We had some nice face-offs from the 2008 vintage: Ken Wright Guadalupe vs. Ken Wright Savoya (a draw), and Sea Smoke Southing vs. Ten (the less expensive Southing had more body and depth to this palate).

And while the Williams Selyem Precious Mountain ’06 was simply stellar, I still am finding that winery’s single-vineyard offerings less interesting that the appellation wines (in this case, a simply gorgeous, multilayered Sonoma Coast ’05)

But my favorite comparison/contrast included one of Oregon’s perennially best bottlings and the lone red Burg of the night. I am loath to call any American wine “Burgundian”; the soil and climate and practices are just different. And while the Bergström Cumberland Reserve from the spectacular 2008 vintage had all the stuffing and most of the elegance of a classic Burgundy, the fruit was darker and, for lack of a better word, bossier than in the Nicolas Rossignol Volnay ’05.

The Volnay was the wine of the night for me and many others.
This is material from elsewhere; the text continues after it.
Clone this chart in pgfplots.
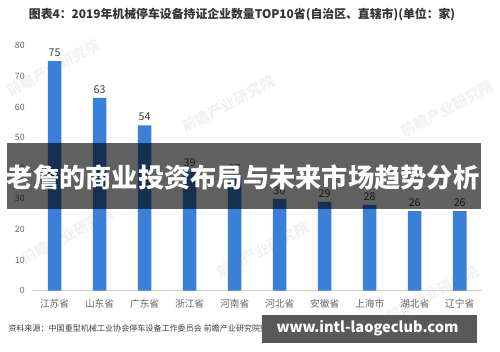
\documentclass[border=0pt]{standalone}
\usepackage{pgfplots}
\pgfplotsset{compat=1.18}
\usepackage{fontspec}
\setmainfont{Noto Sans CJK SC}
\definecolor{barblue}{HTML}{3A7FD8}
\definecolor{labelgray}{HTML}{404040}
\definecolor{tickgray}{HTML}{666666}
\definecolor{titlegray}{HTML}{333333}

\pgfplotstableread{
idx value
0 75
1 63
2 54
3 39
4 37
5 30
6 29
7 28
8 26
9 26
}\provincedata

\begin{document}
\begin{tikzpicture}[x=1pt,y=1pt]
% page background
\fill[white] (0,0) rectangle (500,362);

% faint watermarks
\foreach \wx/\wy in {55/292, 235/255, 460/250, 70/120, 270/105, 445/60}{
  \node[rotate=28, text=black, opacity=0.05, font=\fontsize{15}{15}\selectfont\bfseries] at (\wx,\wy) {前瞻产业研究院};
}

% title
\node[font=\fontsize{12.2}{13}\selectfont\bfseries, text=titlegray] at (249,347)
  {图表4：2019年机械停车设备持证企业数量TOP10省(自治区、直辖市)(单位：家)};

\begin{axis}[
  at={(33pt,63pt)}, anchor=south west,
  scale only axis, width=463pt, height=252pt,
  xmin=-0.5, xmax=9.5, ymin=0, ymax=80,
  axis x line=bottom, axis y line=left,
  axis line style={-},
  x axis line style={draw=black!18, line width=0.8pt},
  y axis line style={draw=none},
  tick style={draw=none},
  ytick={0,10,...,80},
  xtick={0,...,9},
  xticklabels={江苏省,山东省,广东省,浙江省,河南省,河北省,安徽省,上海市,湖北省,辽宁省},
  yticklabel style={font=\fontsize{9}{9}\selectfont, text=tickgray, xshift=-2pt},
  xticklabel style={font=\fontsize{10}{10}\selectfont, text=tickgray, yshift=-1pt},
  /pgf/number format/assume math mode=true,
  ybar, bar width=14pt,
  nodes near coords,
  nodes near coords style={font=\fontsize{11}{11}\selectfont, text=labelgray, yshift=1pt},
  clip=false,
]
\addplot[fill=barblue, draw=none] table[x=idx, y=value] {\provincedata};
\end{axis}

% source line
\node[anchor=west, font=\fontsize{8.3}{9}\selectfont, text=labelgray] at (5,24)
  {资料来源：中国重型机械工业协会停车设备工作委员会 前瞻产业研究院整理 @前瞻经济学人APP};

% overlay banner
\fill[black, opacity=0.62] (7,147) rectangle (495,215);
\node[font=\fontsize{27}{27}\selectfont\bfseries, text=white] at (250,179)
  {老詹的商业投资布局与未来市场趋势分析};

% site banner
\fill[black!65] (270,9) rectangle (491,38);
\node[font=\fontsize{15}{15}\selectfont\bfseries, text=white] at (378,24)
  {www.intl-laogeclub.com};
\end{tikzpicture}
\end{document}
But I’d love to have, at the next Pinot Night, all Burgundies except for the Bergström. The guess here is that it would be a contendah.

10
Jun
2012
0

Wines of the Week: June 4-10

Everyday: There’s a buttload of mediocre to crummy cheap chardonnay out there, if my recent sample-bottle tastings are any indication. So it was refreshing to sniff and sip the Parducci Small Lot Blend Mendocino Chardonnay 2010 ($11). With an almost riesling-like nose, it delivers zesty apple and lush tropical flavors and simply glides across the palate with just the right heft. The finish is long and surprisingly crisp. Try it with crab and other shellfish or pasta with a creamy sauce or anything featuring corn.

Occasion: It’s too hot, at least in these parts, to drink anything but whites right about now. The Santiago Ruiz O Rosal ($22) is just flat yummerific, with strong peach and mint notes. This rich blend of albarino, loureiro and treixadura boasts strong aromatics and an intense mouthfeel, with stout fruit and crisp acidity fighting to a draw. I’ve been a sucker for minerally Mediterranean whites of late, and this is one of the best I’ve come across. Virtually any kind of seafood will play well with this multilayered delight. Seriously cool label, too.